● **EXERCISE DIRECTIONS**
Can you write out all the lines word for word, with no pictures?

* START *

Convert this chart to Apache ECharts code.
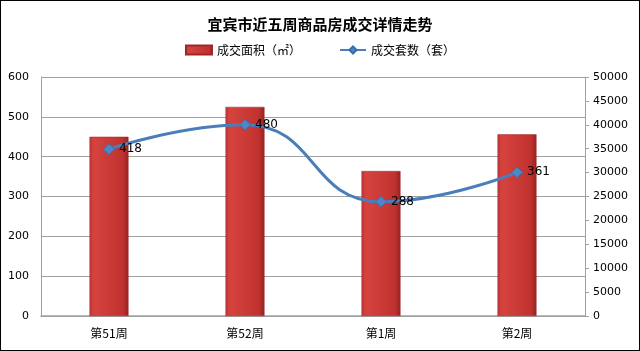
<!DOCTYPE html>
<html><head><meta charset="utf-8">
<script src="https://cdn.jsdelivr.net/npm/echarts@6/dist/echarts.min.js"></script>
<style>html,body{margin:0;padding:0;background:#fff}#c{width:638px;height:349px;border:1px solid #000}</style>
</head><body><div id="c"></div>
<script>
var categories = ['第51周', '第52周', '第1周', '第2周'];
var areaValues = [450, 525, 364, 456];
var countValues = [34900, 40000, 23900, 30050];
var countLabels = ['418', '480', '288', '361'];
var leftTicks = [0, 100, 200, 300, 400, 500, 600];
var rightTicks = [0, 5000, 10000, 15000, 20000, 25000, 30000, 35000, 40000, 45000, 50000];

var chart = echarts.init(document.getElementById('c'));
var font = '"Noto Sans CJK SC", "DejaVu Sans", sans-serif';
chart.setOption({
  animation: false,
  textStyle: {fontFamily: font},
  title: {text: '宜宾市近五周商品房成交详情走势', left: 'center', top: 11,
    textStyle: {fontSize: 15, fontWeight: 'bold', color: '#000', fontFamily: font}},
  legend: {top: 38, left: 'center', itemGap: 38, itemWidth: 26, itemHeight: 9,
    textStyle: {fontSize: 12, color: '#000', fontFamily: font},
    data: [{name: '成交面积（㎡）', icon: 'rect'}, {name: '成交套数（套）'}]},
  grid: {left: 40, right: 54, top: 76, bottom: 34, containLabel: false},
  xAxis: {type: 'category', data: categories,
    axisLine: {lineStyle: {color: '#a0a0a0', width: 1.5}}, axisTick: {show: false},
    axisLabel: {fontSize: 12, color: '#000', margin: 11, fontFamily: font}},
  yAxis: [{type: 'value', min: 0, max: 600, interval: 100,
    axisLine: {show: true, lineStyle: {color: '#a0a0a0'}}, axisTick: {show: false},
    splitLine: {lineStyle: {color: '#a0a0a0', width: 1}},
    axisLabel: {fontSize: 11, color: '#000', margin: 12, fontFamily: 'DejaVu Sans',
      formatter: function (v) { return leftTicks.indexOf(v) >= 0 ? String(v) : ''; }}},
   {type: 'value', min: 0, max: 50000, interval: 5000, position: 'right',
    axisLine: {show: true, lineStyle: {color: '#a0a0a0'}},
    axisTick: {show: true, length: 4, lineStyle: {color: '#a0a0a0'}},
    splitLine: {show: false},
    axisLabel: {fontSize: 11, color: '#000', margin: 8, fontFamily: 'DejaVu Sans',
      formatter: function (v) { return rightTicks.indexOf(v) >= 0 ? String(v) : ''; }}}],
  series: [{name: '成交面积（㎡）', type: 'bar', data: areaValues, barWidth: 39, yAxisIndex: 0,
    itemStyle: {color: new echarts.graphic.LinearGradient(0, 0, 1, 0, [
      {offset: 0, color: '#c03633'}, {offset: 0.12, color: '#d6433f'},
      {offset: 0.85, color: '#c0322f'}, {offset: 1, color: '#962322'}]),
      borderColor: '#9e2826', borderWidth: 0.5}},
   {name: '成交套数（套）', type: 'line', yAxisIndex: 1, smooth: 0.5,
    data: countValues, symbol: 'diamond', symbolSize: 11,
    lineStyle: {color: '#4a7ebb', width: 3},
    itemStyle: {color: '#4f86c6', borderColor: '#3a6ea8', borderWidth: 1},
    label: {show: true, position: 'right', distance: 4, fontSize: 12, color: '#000',
      fontFamily: 'DejaVu Sans', formatter: function (p) { return countLabels[p.dataIndex]; }}}]
});
</script></body></html>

* END *

● **FULL RESPONSE**
Convert this chart to Apache ECharts code.
<!DOCTYPE html>
<html><head><meta charset="utf-8">
<script src="https://cdn.jsdelivr.net/npm/echarts@6/dist/echarts.min.js"></script>
<style>html,body{margin:0;padding:0;background:#fff}#c{width:638px;height:349px;border:1px solid #000}</style>
</head><body><div id="c"></div>
<script>
var categories = ['第51周', '第52周', '第1周', '第2周'];
var areaValues = [450, 525, 364, 456];
var countValues = [34900, 40000, 23900, 30050];
var countLabels = ['418', '480', '288', '361'];
var leftTicks = [0, 100, 200, 300, 400, 500, 600];
var rightTicks = [0, 5000, 10000, 15000, 20000, 25000, 30000, 35000, 40000, 45000, 50000];

var chart = echarts.init(document.getElementById('c'));
var font = '"Noto Sans CJK SC", "DejaVu Sans", sans-serif';
chart.setOption({
  animation: false,
  textStyle: {fontFamily: font},
  title: {text: '宜宾市近五周商品房成交详情走势', left: 'center', top: 11,
    textStyle: {fontSize: 15, fontWeight: 'bold', color: '#000', fontFamily: font}},
  legend: {top: 38, left: 'center', itemGap: 38, itemWidth: 26, itemHeight: 9,
    textStyle: {fontSize: 12, color: '#000', fontFamily: font},
    data: [{name: '成交面积（㎡）', icon: 'rect'}, {name: '成交套数（套）'}]},
  grid: {left: 40, right: 54, top: 76, bottom: 34, containLabel: false},
  xAxis: {type: 'category', data: categories,
    axisLine: {lineStyle: {color: '#a0a0a0', width: 1.5}}, axisTick: {show: false},
    axisLabel: {fontSize: 12, color: '#000', margin: 11, fontFamily: font}},
  yAxis: [{type: 'value', min: 0, max: 600, interval: 100,
    axisLine: {show: true, lineStyle: {color: '#a0a0a0'}}, axisTick: {show: false},
    splitLine: {lineStyle: {color: '#a0a0a0', width: 1}},
    axisLabel: {fontSize: 11, color: '#000', margin: 12, fontFamily: 'DejaVu Sans',
      formatter: function (v) { return leftTicks.indexOf(v) >= 0 ? String(v) : ''; }}},
   {type: 'value', min: 0, max: 50000, interval: 5000, position: 'right',
    axisLine: {show: true, lineStyle: {color: '#a0a0a0'}},
    axisTick: {show: true, length: 4, lineStyle: {color: '#a0a0a0'}},
    splitLine: {show: false},
    axisLabel: {fontSize: 11, color: '#000', margin: 8, fontFamily: 'DejaVu Sans',
      formatter: function (v) { return rightTicks.indexOf(v) >= 0 ? String(v) : ''; }}}],
  series: [{name: '成交面积（㎡）', type: 'bar', data: areaValues, barWidth: 39, yAxisIndex: 0,
    itemStyle: {color: new echarts.graphic.LinearGradient(0, 0, 1, 0, [
      {offset: 0, color: '#c03633'}, {offset: 0.12, color: '#d6433f'},
      {offset: 0.85, color: '#c0322f'}, {offset: 1, color: '#962322'}]),
      borderColor: '#9e2826', borderWidth: 0.5}},
   {name: '成交套数（套）', type: 'line', yAxisIndex: 1, smooth: 0.5,
    data: countValues, symbol: 'diamond', symbolSize: 11,
    lineStyle: {color: '#4a7ebb', width: 3},
    itemStyle: {color: '#4f86c6', borderColor: '#3a6ea8', borderWidth: 1},
    label: {show: true, position: 'right', distance: 4, fontSize: 12, color: '#000',
      fontFamily: 'DejaVu Sans', formatter: function (p) { return countLabels[p.dataIndex]; }}}]
});
</script></body></html>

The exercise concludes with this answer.